**WHAT IS NEEDED:** Write out the entire listing below exactly, with the pictures left out.

**RAW DATA:**
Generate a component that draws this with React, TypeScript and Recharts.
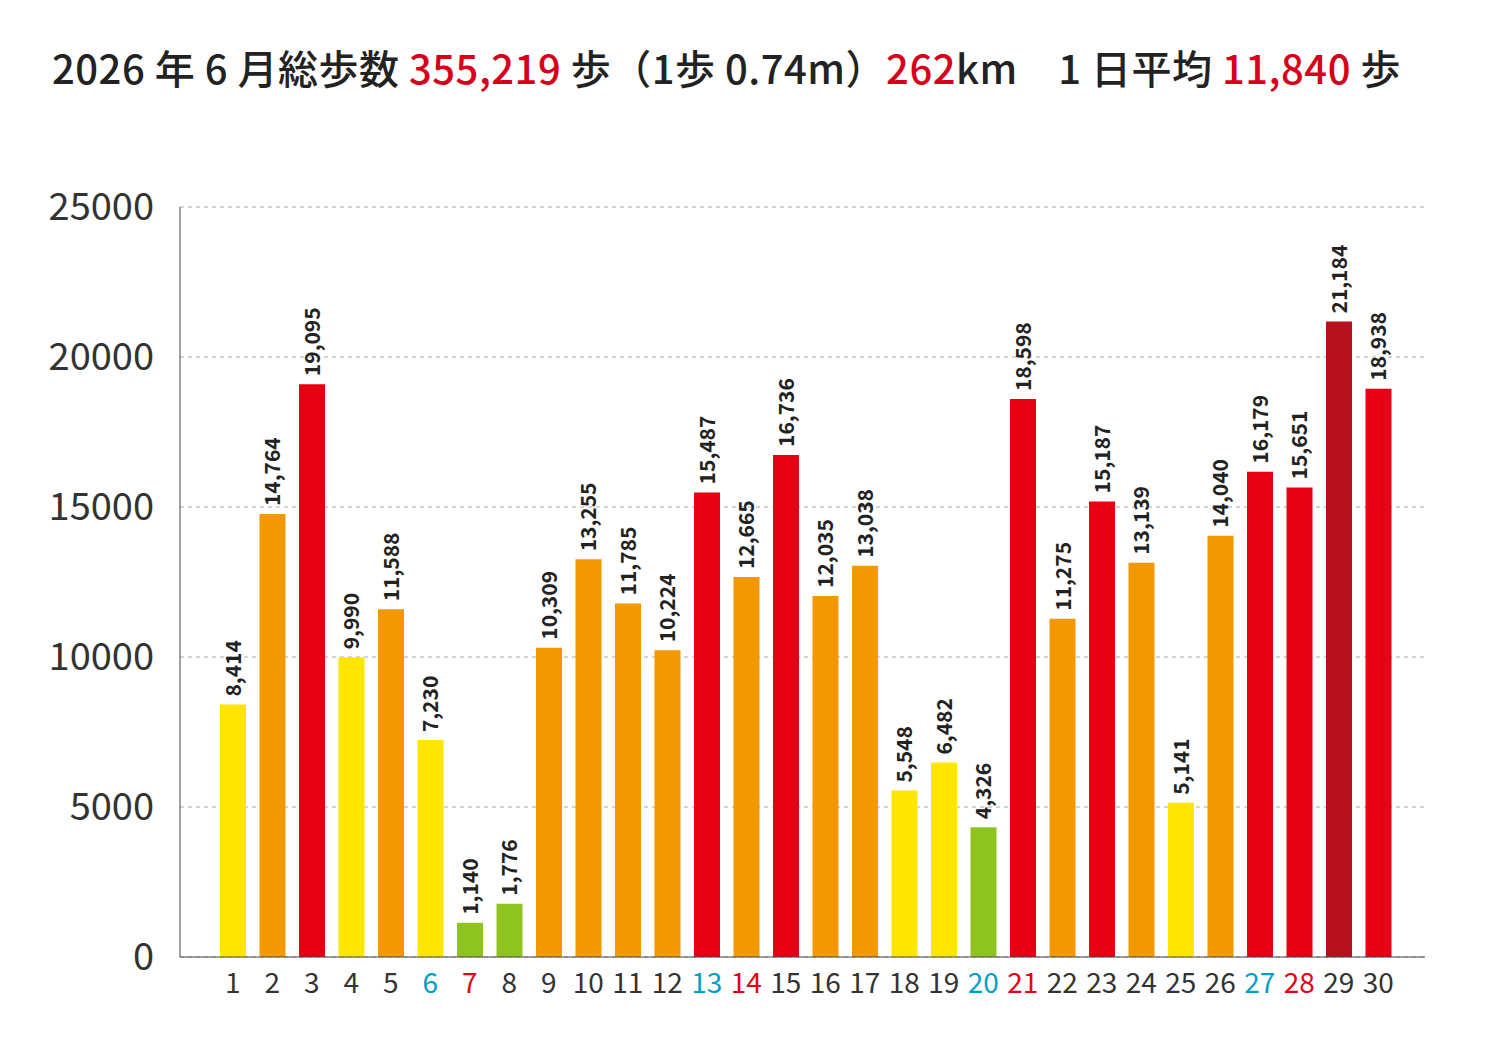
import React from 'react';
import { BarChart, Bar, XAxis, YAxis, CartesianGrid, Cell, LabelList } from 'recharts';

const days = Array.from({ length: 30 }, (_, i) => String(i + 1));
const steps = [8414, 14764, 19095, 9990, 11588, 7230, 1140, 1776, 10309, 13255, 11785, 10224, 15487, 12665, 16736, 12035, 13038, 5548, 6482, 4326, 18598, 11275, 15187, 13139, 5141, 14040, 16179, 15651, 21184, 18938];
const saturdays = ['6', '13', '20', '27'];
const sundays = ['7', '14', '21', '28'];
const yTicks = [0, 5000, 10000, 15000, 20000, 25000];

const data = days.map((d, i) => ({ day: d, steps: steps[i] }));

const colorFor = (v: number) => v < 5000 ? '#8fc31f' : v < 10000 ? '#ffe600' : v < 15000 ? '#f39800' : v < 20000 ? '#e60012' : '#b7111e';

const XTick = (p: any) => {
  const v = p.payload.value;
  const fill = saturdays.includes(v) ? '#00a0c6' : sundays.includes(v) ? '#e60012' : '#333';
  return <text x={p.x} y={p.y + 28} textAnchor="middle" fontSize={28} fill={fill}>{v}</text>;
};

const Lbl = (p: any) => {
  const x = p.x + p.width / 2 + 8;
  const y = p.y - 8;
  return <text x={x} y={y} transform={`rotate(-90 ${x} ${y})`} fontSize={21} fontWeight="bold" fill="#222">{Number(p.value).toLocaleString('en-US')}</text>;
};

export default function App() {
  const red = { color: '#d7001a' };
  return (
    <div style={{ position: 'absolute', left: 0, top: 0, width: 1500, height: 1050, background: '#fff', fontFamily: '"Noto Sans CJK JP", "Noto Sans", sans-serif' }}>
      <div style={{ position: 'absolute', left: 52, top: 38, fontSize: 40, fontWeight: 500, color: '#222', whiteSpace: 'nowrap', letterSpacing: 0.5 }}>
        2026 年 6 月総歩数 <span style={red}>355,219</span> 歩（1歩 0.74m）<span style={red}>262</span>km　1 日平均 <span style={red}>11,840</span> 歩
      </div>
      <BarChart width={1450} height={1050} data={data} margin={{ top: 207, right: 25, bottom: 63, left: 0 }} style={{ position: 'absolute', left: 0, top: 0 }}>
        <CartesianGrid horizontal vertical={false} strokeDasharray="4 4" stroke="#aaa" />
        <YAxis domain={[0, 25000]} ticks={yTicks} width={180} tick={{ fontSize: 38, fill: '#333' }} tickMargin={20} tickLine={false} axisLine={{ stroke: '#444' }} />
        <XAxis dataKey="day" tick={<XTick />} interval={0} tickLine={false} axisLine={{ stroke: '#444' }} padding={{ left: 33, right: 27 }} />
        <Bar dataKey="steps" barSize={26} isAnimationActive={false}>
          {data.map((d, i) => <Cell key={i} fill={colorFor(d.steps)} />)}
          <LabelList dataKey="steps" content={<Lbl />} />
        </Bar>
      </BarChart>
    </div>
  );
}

**SOLUTION BELOW:**
Generate a component that draws this with React, TypeScript and Recharts.
import React from 'react';
import { BarChart, Bar, XAxis, YAxis, CartesianGrid, Cell, LabelList } from 'recharts';

const days = Array.from({ length: 30 }, (_, i) => String(i + 1));
const steps = [8414, 14764, 19095, 9990, 11588, 7230, 1140, 1776, 10309, 13255, 11785, 10224, 15487, 12665, 16736, 12035, 13038, 5548, 6482, 4326, 18598, 11275, 15187, 13139, 5141, 14040, 16179, 15651, 21184, 18938];
const saturdays = ['6', '13', '20', '27'];
const sundays = ['7', '14', '21', '28'];
const yTicks = [0, 5000, 10000, 15000, 20000, 25000];

const data = days.map((d, i) => ({ day: d, steps: steps[i] }));

const colorFor = (v: number) => v < 5000 ? '#8fc31f' : v < 10000 ? '#ffe600' : v < 15000 ? '#f39800' : v < 20000 ? '#e60012' : '#b7111e';

const XTick = (p: any) => {
  const v = p.payload.value;
  const fill = saturdays.includes(v) ? '#00a0c6' : sundays.includes(v) ? '#e60012' : '#333';
  return <text x={p.x} y={p.y + 28} textAnchor="middle" fontSize={28} fill={fill}>{v}</text>;
};

const Lbl = (p: any) => {
  const x = p.x + p.width / 2 + 8;
  const y = p.y - 8;
  return <text x={x} y={y} transform={`rotate(-90 ${x} ${y})`} fontSize={21} fontWeight="bold" fill="#222">{Number(p.value).toLocaleString('en-US')}</text>;
};

export default function App() {
  const red = { color: '#d7001a' };
  return (
    <div style={{ position: 'absolute', left: 0, top: 0, width: 1500, height: 1050, background: '#fff', fontFamily: '"Noto Sans CJK JP", "Noto Sans", sans-serif' }}>
      <div style={{ position: 'absolute', left: 52, top: 38, fontSize: 40, fontWeight: 500, color: '#222', whiteSpace: 'nowrap', letterSpacing: 0.5 }}>
        2026 年 6 月総歩数 <span style={red}>355,219</span> 歩（1歩 0.74m）<span style={red}>262</span>km　1 日平均 <span style={red}>11,840</span> 歩
      </div>
      <BarChart width={1450} height={1050} data={data} margin={{ top: 207, right: 25, bottom: 63, left: 0 }} style={{ position: 'absolute', left: 0, top: 0 }}>
        <CartesianGrid horizontal vertical={false} strokeDasharray="4 4" stroke="#aaa" />
        <YAxis domain={[0, 25000]} ticks={yTicks} width={180} tick={{ fontSize: 38, fill: '#333' }} tickMargin={20} tickLine={false} axisLine={{ stroke: '#444' }} />
        <XAxis dataKey="day" tick={<XTick />} interval={0} tickLine={false} axisLine={{ stroke: '#444' }} padding={{ left: 33, right: 27 }} />
        <Bar dataKey="steps" barSize={26} isAnimationActive={false}>
          {data.map((d, i) => <Cell key={i} fill={colorFor(d.steps)} />)}
          <LabelList dataKey="steps" content={<Lbl />} />
        </Bar>
      </BarChart>
    </div>
  );
}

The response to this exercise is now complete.